In 1911 she was back in Melbourne where she led the junior section of the Girls Grammar School where Edith Morris was the headmistress.

After the war she spent two years in Paris where she took lectures at the Sorbonne and the Louvre and she established a nursery school with the help of the Rothschild Foundation. In February 1922 she returned from France to become the director of a kindergarten in Melbourne run by the Free Kindergarten Union (FKU) in Victoria. When she arrived she found that the FKU and the director of the Kindergarten Training College, Jessie Glendinning, had disagreed and she was on sick leave. So instead of giving lectures at the college she became its director and she had to oversee 25 kindergartens.

Between 1928 and 1930 she exploited the opportunity offered by a Laura Spelman Rockefeller memorial fellowship to travel the widely to discover best practise in the education of young children and, in particular, emerginging American ideas about child development. In 1930 she gave a series of five lectures on "Child Management" organised by the Victorian Council for Mental Hygiene.
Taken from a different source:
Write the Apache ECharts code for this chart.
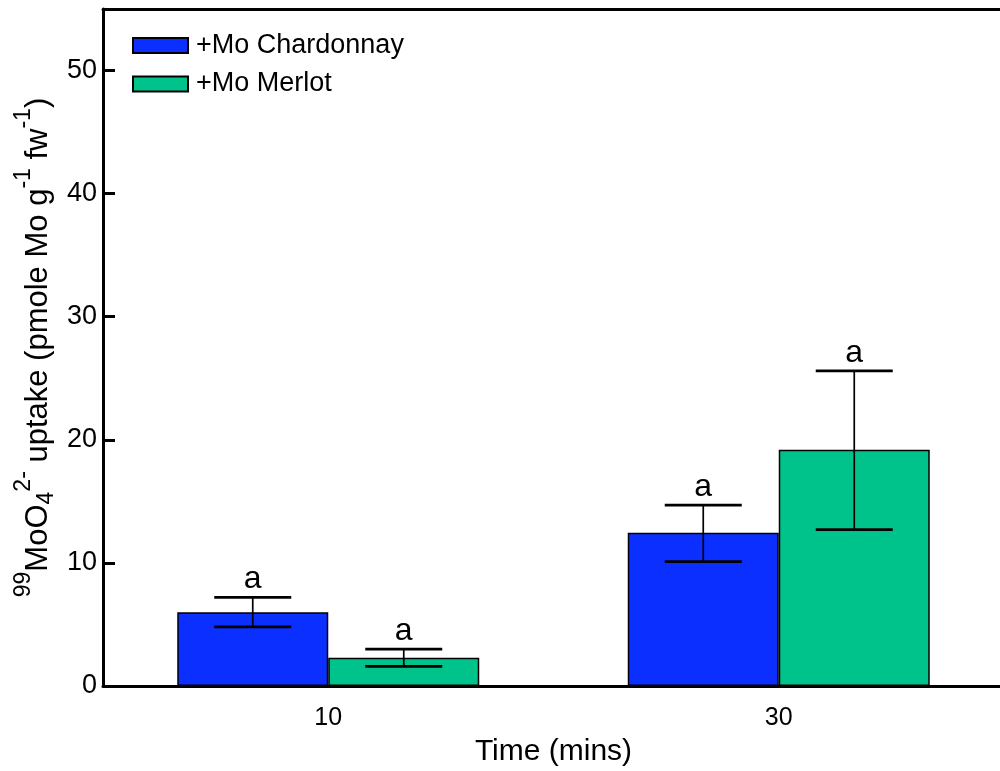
<!DOCTYPE html>
<html>
<head>
<meta charset="utf-8">
<script src="https://cdn.jsdelivr.net/npm/echarts@6/dist/echarts.min.js"></script>
<style>
  html, body { margin: 0; padding: 0; background: #fff; }
  #chart { width: 1000px; height: 771px; }
</style>
</head>
<body>
<div id="chart"></div>
<script>
// Molybdate uptake by time point, two grape varieties
const categories = ['10', '30'];
const seriesNames = ['+Mo Chardonnay', '+Mo Merlot'];

const chardonnay     = [6.0, 12.45];
const chardonnayHigh = [7.2, 14.7];
const chardonnayLow  = [4.8, 10.1];
const chardonnayTags = ['a', 'a'];

const merlot     = [2.3, 19.2];
const merlotHigh = [3.0, 25.6];
const merlotLow  = [1.6, 12.7];
const merlotTags = ['a', 'a'];

const FONT = 'Liberation Sans, Arial, Helvetica, sans-serif';
const BAR_WIDTH = 151;
const CAP_HALF = 38.5;
const COLORS = ['#0B2FFF', '#00C38C'];

function barSeries(name, values, color) {
  return {
    name: name,
    type: 'bar',
    barWidth: BAR_WIDTH,
    barGap: '0%',
    data: values,
    itemStyle: { color: color, borderColor: '#000', borderWidth: 1.5 },
    z: 2
  };
}

// error bar with its significance letter, drawn beside the matching bar
function errorSeries(name, high, low, tags, side) {
  return {
    name: name,
    type: 'custom',
    silent: true,
    z: 5,
    data: categories.map((c, i) => [i, high[i], low[i]]),
    encode: { x: 0, y: [1, 2] },
    renderItem: function (params, api) {
      const idx = api.value(0);
      const xc = api.coord([idx, 0])[0] + side * BAR_WIDTH / 2;
      const yHi = api.coord([idx, api.value(1)])[1];
      const yLo = api.coord([idx, api.value(2)])[1];
      const line = { stroke: '#000', lineWidth: 1.7 };
      const cap = { stroke: '#000', lineWidth: 2.7 };
      return {
        type: 'group',
        children: [
          { type: 'line', shape: { x1: xc, y1: yHi, x2: xc, y2: yLo }, style: line },
          { type: 'line', shape: { x1: xc - CAP_HALF, y1: yHi, x2: xc + CAP_HALF, y2: yHi }, style: cap },
          { type: 'line', shape: { x1: xc - CAP_HALF, y1: yLo, x2: xc + CAP_HALF, y2: yLo }, style: cap },
          {
            type: 'text', x: xc, y: yHi - 2,
            style: {
              text: tags[params.dataIndex], fill: '#000',
              fontSize: 32, fontFamily: FONT,
              align: 'center', verticalAlign: 'bottom'
            }
          }
        ]
      };
    }
  };
}

const chart = echarts.init(document.getElementById('chart'), null, { renderer: 'canvas' });

chart.setOption({
  animation: false,
  backgroundColor: '#fff',
  grid: { left: 103, right: -4, top: 9, bottom: 85, containLabel: false, outerBoundsMode: 'none' },
  legend: {
    data: seriesNames,
    orient: 'vertical',
    left: 127,
    top: 27,
    itemWidth: 55,
    itemHeight: 15,
    itemGap: 11.5,
    icon: 'rect',
    textStyle: { fontSize: 27, fontFamily: FONT, color: '#000', padding: [0, 0, 0, 3] }
  },
  xAxis: [
    {
      type: 'category',
      data: categories,
      position: 'bottom',
      axisLine: { lineStyle: { color: '#000', width: 3 } },
      axisTick: { show: false },
      axisLabel: { fontSize: 25, fontFamily: FONT, color: '#000', margin: 20 },
      name: 'Time (mins)',
      nameLocation: 'middle',
      nameGap: 51,
      nameMoveOverlap: false,
      nameTextStyle: { fontSize: 30, fontFamily: FONT, color: '#000' }
    },
    {
      type: 'category',
      data: categories,
      position: 'top',
      axisLine: { lineStyle: { color: '#000', width: 3 } },
      axisTick: { show: false },
      axisLabel: { show: false }
    }
  ],
  yAxis: {
    type: 'value',
    min: 0,
    max: 55,
    interval: 10,
    axisLine: { show: true, lineStyle: { color: '#000', width: 3 } },
    axisTick: { show: true, inside: true, length: 12, lineStyle: { color: '#000', width: 3 } },
    axisLabel: {
      fontSize: 27, fontFamily: FONT, color: '#000', margin: 6,
      formatter: v => (v % 10 === 0 ? String(v) : '')
    },
    splitLine: { show: false },
    name: '{sup|99}{m|MoO}{sub|4}{sup|2-}{m| uptake (pmole Mo g}{sup|-1}{m| fw}{sup|-1}{m|)}',
    nameLocation: 'middle',
    nameRotate: 90,
    nameGap: 39,
    nameMoveOverlap: false,
    nameTextStyle: {
      color: '#000',
      fontFamily: FONT,
      fontSize: 31,
      rich: {
        m: { fontSize: 31, fontFamily: FONT, color: '#000', lineHeight: 52, verticalAlign: 'middle' },
        sup: { fontSize: 23, fontFamily: FONT, color: '#000', lineHeight: 23, verticalAlign: 'top' },
        sub: { fontSize: 23, fontFamily: FONT, color: '#000', lineHeight: 23, verticalAlign: 'bottom', padding: [0, 0, 6, 0] }
      }
    }
  },
  series: [
    barSeries(seriesNames[0], chardonnay, COLORS[0]),
    barSeries(seriesNames[1], merlot, COLORS[1]),
    errorSeries('Chardonnay error', chardonnayHigh, chardonnayLow, chardonnayTags, -1),
    errorSeries('Merlot error', merlotHigh, merlotLow, merlotTags, 1)
  ]
});
</script>
</body>
</html>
In 1937 she published Concentration in Young Children and in the following year she is recorded with a similarly titled book The Duration of Attention in Young Children. In 1941 she joined the Merrill Palmer School in Detroit. In 1939 Columbia University received her ...Study of Motor Achievements of Young Children.

== Death and legacy ==
In 1950 the Mary Gutteridge Lectures began, organised by the Kindergarten Training College Graduates Association. Gutteridge is creditted as "the founder in Australia of the nursery school system". She retired to Brisbane in 1952, but she continued to take an interest in the subject. She died in Wavell Heights in 1962.